Music's biggest night turned out to be a historic one for women.
Beyoncé, Taylor Swift and more female artists broke records and saw historic wins across several categories at the 2023 Grammy Awards.
The winners were announced on Sunday during two different ceremonies in Los Angeles, honoring the best music of the year across a wide range of genres.
Women won in more than 30 categories, sweeping some of the biggest awards of the evening including "Best New Artist," which Samara Joy won, and "Record of the Year," which Lizzo won for her song "About Damn Time."
Here are seven women who made history with their wins at the 2023 Grammys:
Beyoncé is now the winningest artist in Grammys history thanks to a quartet of awards for her album "Renaissance."
Beyoncé's four victories — for Best Dance/Electronic Recording, Best Traditional R&B Performance, Best R&B Song, and Best Dance/Electronic Music Album — brought her to a grand total of 32 Grammys in her career, officially taking her past conductor Georg Solti, who previously held the record with 31 wins.
During her acceptance speech, the singer, 41, paid tribute to her late uncle Johnny, who she said introduced her to the house music that inspired "Renaissance," and gave a special shoutout to the queer community for their continued support and "inventing this genre."
German singer-songwriter Kim Petras won for Best Pop Duo/Group Performance alongside Sam Smith for their hit song "Unholy," becoming the first transgender woman to win a Grammy in the category.
"I just want to thank all the incredible transgender legends before me who take these doors open for me so I couldn't be here tonight," the 30-year-old said before referencing the late Grammy-nominated producer Sophie, who was one of her friends and collaborators.
Petras also thanked Madonna for "fighting for LGBTQ rights" as well as her mother for her unwavering love and support.
"I grew up next to a highway in Germany," Petras said. "And my mother believed me that I was a girl and I wouldn't be here without her and her support and everyone who believed in me to this point."
The 57-year-old actress earned EGOT status at the 2023 Grammy Awards, making her the third Black woman in history to achieve the rare and coveted honor.
On Sunday, Davis won her first Grammy for the best audiobook, narration and storytelling recording for her memoir, "Finding Me."
"I wrote this book to honor the 6-year-old Viola — to honor her life, her joy, her trauma, her everything," Davis said in her acceptance speech. "And it has been such a journey.
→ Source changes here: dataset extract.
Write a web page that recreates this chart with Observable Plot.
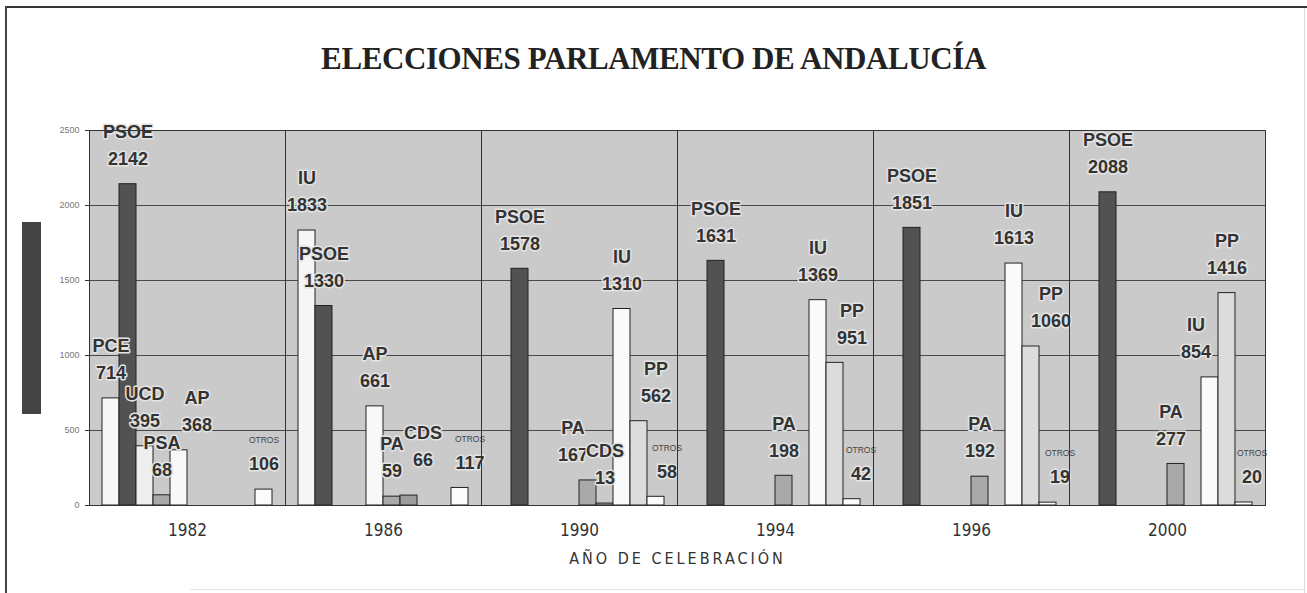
<!DOCTYPE html>
<html>
<head>
<meta charset="utf-8">
<script src="https://cdn.jsdelivr.net/npm/d3@7"></script>
<script src="https://cdn.jsdelivr.net/npm/@observablehq/plot@0.6"></script>
<style>
  html, body { margin: 0; padding: 0; background: #fff; }
  #wrap { position: relative; width: 1307px; height: 593px; overflow: hidden; background: #fff; }
  #topline { position: absolute; left: 5px; top: 6px; width: 1302px; height: 2px; background: #333; }
  #leftline { position: absolute; left: 5px; top: 6px; width: 2px; height: 587px; background: #444; }
  #rightline { position: absolute; left: 1304px; top: 8px; width: 1px; height: 585px; background: #ddd; }
  #bottomline { position: absolute; left: 190px; top: 589px; width: 1114px; height: 1px; background: #e4e4e4; }
  #title { position: absolute; left: 0; top: 41px; width: 1307px; text-align: center;
           font-family: "Liberation Serif", "Times New Roman", serif; font-weight: bold;
           font-size: 31px; color: #222; letter-spacing: -0.4px; }
  #swatch { position: absolute; left: 22px; top: 222px; width: 19px; height: 192px; background: #444; }
  #chart { position: absolute; left: 0; top: 100px; }
  g[aria-label="fx-axis label"] text { letter-spacing: 3px; }
</style>
</head>
<body>
<div id="wrap">
  <div id="topline"></div>
  <div id="leftline"></div>
  <div id="rightline"></div>
  <div id="bottomline"></div>
  <div id="title">ELECCIONES PARLAMENTO DE ANDALUCÍA</div>
  <div id="swatch"></div>
  <div id="chart"></div>
</div>
<script>
// Election years (groups)
const years = ["1982", "1986", "1990", "1994", "1996", "2000"];
// Series slots within each group (Excel-style clustered series)
const seriesKeys = ["PCE", "PSOE", "UCD", "PSA", "AP", "PA", "CDS", "IU", "PP", "OTROS"];
// Label shown for the first slot in each year
const slot0Names = ["PCE", "IU", null, null, null, null];
// Values per series, one per year (null = no bar)
const pceValues   = [714, 1833, null, null, null, null];
const psoeValues  = [2142, 1330, 1578, 1631, 1851, 2088];
const ucdValues   = [395, null, null, null, null, null];
const psaValues   = [68, null, null, null, null, null];
const apValues    = [368, 661, null, null, null, null];
const paValues    = [null, 59, 167, 198, 192, 277];
const cdsValues   = [null, 66, 13, null, null, null];
const iuValues    = [null, null, 1310, 1369, 1613, 854];
const ppValues    = [null, null, 562, 951, 1060, 1416];
const otrosValues = [106, 117, 58, 42, 19, 20];
const yTicks = [0, 500, 1000, 1500, 2000, 2500];

const seriesValues = [pceValues, psoeValues, ucdValues, psaValues, apValues,
                      paValues, cdsValues, iuValues, ppValues, otrosValues];
const seriesColors = ["#f6f6f6", "#525252", "#eeeeee", "#aaaaaa", "#f8f8f8",
                      "#a9a9a9", "#9d9d9d", "#fafafa", "#dcdcdc", "#fbfbfb"];

// label nudges (text offsets only, as in the original layout)
const labelNudge = {
  "1982 AP": [18, 0],
  "1986 CDS": [14, -10], "1986 OTROS": [10, 0],
  "1990 PA": [-15, 0], "1990 PP": [17, 0], "1990 OTROS": [11, 0],
  "1994 PP": [17, 0], "1994 OTROS": [9, 0],
  "1996 PP": [20, 0], "1996 OTROS": [12, 0],
  "2000 PA": [-5, 0], "2000 IU": [-14, 0], "2000 OTROS": [8, 0]
};

const rows = [];
seriesKeys.forEach((s, si) => {
  years.forEach((yr, yi) => {
    const v = seriesValues[si][yi];
    if (v == null) return;
    const name = si === 0 ? slot0Names[yi] : s;
    const [ndx, ndy] = labelNudge[yr + " " + s] || [0, 0];
    rows.push({year: yr, series: s, value: v, name, small: s === "OTROS", ndx, ndy});
  });
});

const labelStyle = {fontSize: 18, fontWeight: "bold", fill: "#333", stroke: "#e4e4e4", strokeWidth: 3, paintOrder: "stroke"};
const numberMarks = [];
const nameMarks = [];
// group labels by nudge so each text mark keeps constant dx/dy
const groups = d3.group(rows, d => d.ndx + "," + d.ndy);
for (const [, g] of groups) {
  const dx = g[0].ndx, ndy = g[0].ndy;
  numberMarks.push(Plot.text(g, {fx: "year", x: "series", y: "value", text: d => String(d.value),
                                 dx, dy: -25 + ndy, ...labelStyle}));
  const big = g.filter(d => !d.small), small = g.filter(d => d.small);
  if (big.length) nameMarks.push(Plot.text(big, {fx: "year", x: "series", y: "value", text: "name",
                                 dx, dy: -52 + ndy, ...labelStyle}));
  if (small.length) nameMarks.push(Plot.text(small, {fx: "year", x: "series", y: "value", text: "name",
                                 dx, dy: -49 + ndy, fontSize: 8.5, fill: "#444", letterSpacing: 2.5}));
}

const chart = Plot.plot({
  width: 1307,
  height: 480,
  marginLeft: 87,
  marginRight: 40,
  marginTop: 30,
  marginBottom: 75,
  style: {background: "transparent", fontFamily: "'Liberation Sans', Arial, sans-serif"},
  fx: {domain: years, padding: 0, paddingOuter: 0, label: "AÑO DE CELEBRACIÓN"},
  x: {domain: seriesKeys, paddingInner: 0, paddingOuter: 0.76, axis: null},
  y: {domain: [0, 2500], label: null},
  color: {domain: seriesKeys, range: seriesColors},
  marks: [
    Plot.frame({fill: "#cacaca", stroke: null}),
    Plot.gridY(yTicks, {stroke: "#333", strokeOpacity: 0.85, strokeWidth: 1}),
    Plot.barY(rows, {fx: "year", x: "series", y: "value", fill: "series", stroke: "#222", strokeWidth: 1, inset: 0}),
    ...numberMarks,
    ...nameMarks,
    Plot.frame({stroke: "#333", strokeWidth: 1}),
    Plot.axisY(yTicks, {tickSize: 4, tickPadding: 6, fontSize: 9, color: "#777", stroke: "#333",
                        tickFormat: d => String(d)}),
    Plot.axisFx({anchor: "bottom", tickSize: 0, tickPadding: 18, fontSize: 17, color: "#333",
                 fontFamily: "'Liberation Sans Narrow', 'DejaVu Sans Condensed', sans-serif",
                 label: "AÑO DE CELEBRACIÓN", labelAnchor: "center", labelOffset: 58})
  ]
});
document.getElementById("chart").appendChild(chart);
// axis title slightly smaller than year labels
const lab = chart.querySelector('g[aria-label="fx-axis label"] text');
if (lab) lab.setAttribute("font-size", "16");
</script>
</body>
</html>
I just EGOT!"
Davis won an Emmy for "How to Get Away With Murder" in 2015, an Oscar for the historical drama "Fences" in 2017 and a Tony for both "King Hedley II" in 2001 and the original Broadway performance of "Fences" in 2010.
Taylor Swift won the Grammy for Best Music Video for "All Too Well: The Short Film," becoming the first artist to win the category with a sole directing credit for their own music video.
Though Swift, 33, wasn't at the earlier ceremony to accept the award herself, she tweeted her excitement about winning the award after receiving the news.
"I can't put into words what this means to me," she wrote. "For the Recording Academy and my peers to acknowledge me as a director, and in doing so, acknowledge my work to try and reclaim my music … I'm blown away. Thank you to all the fans who willed this to happen."
Germaine Franco won best score soundtrack for visual media for composing the Disney animated film "Encanto."
She is the first woman of color to win the award, Variety reports.
In her speech, Franco thanked Lin-Manuel Miranda, who wrote songs for "Encanto," and said she was pleased to be the first Latina to win.
Franco was the only woman to be nominated for the award, besting scores from "The Batman," "No Time to Die," "The Power of the Dog" and "Succession" in the category.
Country singers Carly Pearce and Ashley McBryde won Best Country Duo/Group Performance for their chart-topping duet "Never Wanted To Be That Girl," becoming the first pair of women to earn the honor since the category debuted in 2012.
It also marks the first Grammy for Pearce, 32, and McBryde, 39.
"To see this song do what it's done over the last year and a half for us, and just continue to show the girls that are coming up behind us that you can write your truth and you can do everything that you want in this business, I feel very, very lucky, and to do it with somebody that I respect so much as an artist and as a person," Pearce told reporters backstage after her win.